US announces surprise withdrawal from Syria

The surprise US decision affects others as well. For the Kurdistan Regional Government (KRG), it raises the prospect of renewed instability on its western border.

WASHINGTON DC (Kurdistan 24) – On Wednesday morning, the White House announced that it was withdrawing US forces from Syria east of the Euphrates.

Initial news reports from unnamed sources described the withdrawal as “immediate,” although a later White House statement was less stark, describing the move, “We have started” to return US troops, adding, “as we transition to the next phase of this campaign.”

The Pentagon seemed to go even further in countering the initial reports, as Col. Robert Manning, Director of Press Operations there, distributed a statement to journalists, affirming, "At this time, we continue to work by, with and through our partners in the region.”

The surprise US announcement marks a sudden reversal of policy, in which US officials had repeatedly described the US presence in Syria as relatively open-ended, aimed at securing several basic goals: to ensure the enduring defeat of the Islamic State (IS); to block an Iranian land bridge to the Mediterranean; and as leverage in talks about Syria’s political future.

The announcement, however, is consistent with statements made earlier this year by President Donald Trump that he did not intend to remain in Syria, beyond the defeat of IS.

Trump’s position represents a broad US frustration with the open-ended nature of the war on terror that George W. Bush announced, following the 9/11 attacks.
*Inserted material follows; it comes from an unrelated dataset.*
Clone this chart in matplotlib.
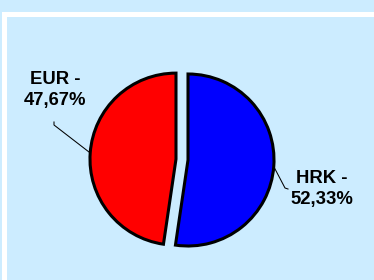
import matplotlib
matplotlib.use("Agg")
import matplotlib.pyplot as plt
from matplotlib.patches import Rectangle

categories = ["HRK", "EUR"]
values = [52.33, 47.67]
colors = ["#0000FF", "#FF0000"]
explode = [0.0, 0.14]  # fraction of radius

BG = "#CCECFF"
W, H = 374, 280
R = 86
fig = plt.figure(figsize=(W / 100, H / 100), dpi=100)
fig.patch.set_facecolor(BG)

ax = fig.add_axes([0, 0, 1, 1])
ax.patch.set_alpha(0)
ax.pie(values, colors=colors, explode=[e * R for e in explode], startangle=90,
       counterclock=False, center=(188, 120), radius=R,
       wedgeprops=dict(edgecolor="black", linewidth=2.2))
ax.set_xlim(0, W)
ax.set_ylim(0, H)
ax.set_aspect("equal")
ax.axis("off")

# white frame (open at right/bottom edges)
ax.add_patch(Rectangle((2, -10), W + 10, H - 12 + 10, facecolor="white",
                       edgecolor="none", zorder=-2))
ax.add_patch(Rectangle((7, -10), W + 10, H - 17 + 10, facecolor=BG,
                       edgecolor="none", zorder=-1))

font = dict(family=["Liberation Sans", "DejaVu Sans"], fontweight="bold", fontsize=13.3)

def lab(i):
    return f"{categories[i]} -\n{values[i]:.2f}".replace(".", ",") + "%"

ax.text(55, 190, lab(1), ha="center", va="center", linespacing=1.35, **font)
ax.text(322, 91, lab(0), ha="center", va="center", linespacing=1.35, **font)

# leader lines
ax.plot([54, 54, 89], [158, 155, 128], color="black", lw=0.75)
ax.plot([274, 285, 288], [113, 92, 91], color="black", lw=0.75)

fig.savefig("out.png", dpi=100, facecolor=BG)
Bush and other senior officials believed that fight would be over, by the time their term in office ended, but a decade later, the war continues.

The White House announcement seemed to catch US agencies, including the Pentagon and State Department, by surprise, and it remains to be seen how it will be implemented.

It also has, most probably, caught US allies by surprise, above all, the Kurdish-led Syrian Democratic Forces (SDF), America’s main partner in the fight against IS in Syria.

The decision affects others as well, including France, which also has troops in northeastern Syria. For Israel, it raises, anew, the prospect of a “land bridge” to the Mediterranean, facilitating Tehran’s supply of material to Hizbollah and other terror organizations.

For the Kurdistan Regional Government (KRG), it raises the prospect of renewed instability on its western border.

It also may weaken US efforts in Baghdad. Pro-Iranian elements will be satisfied, but pro-Western elements are apt to feel that their position has been undercut.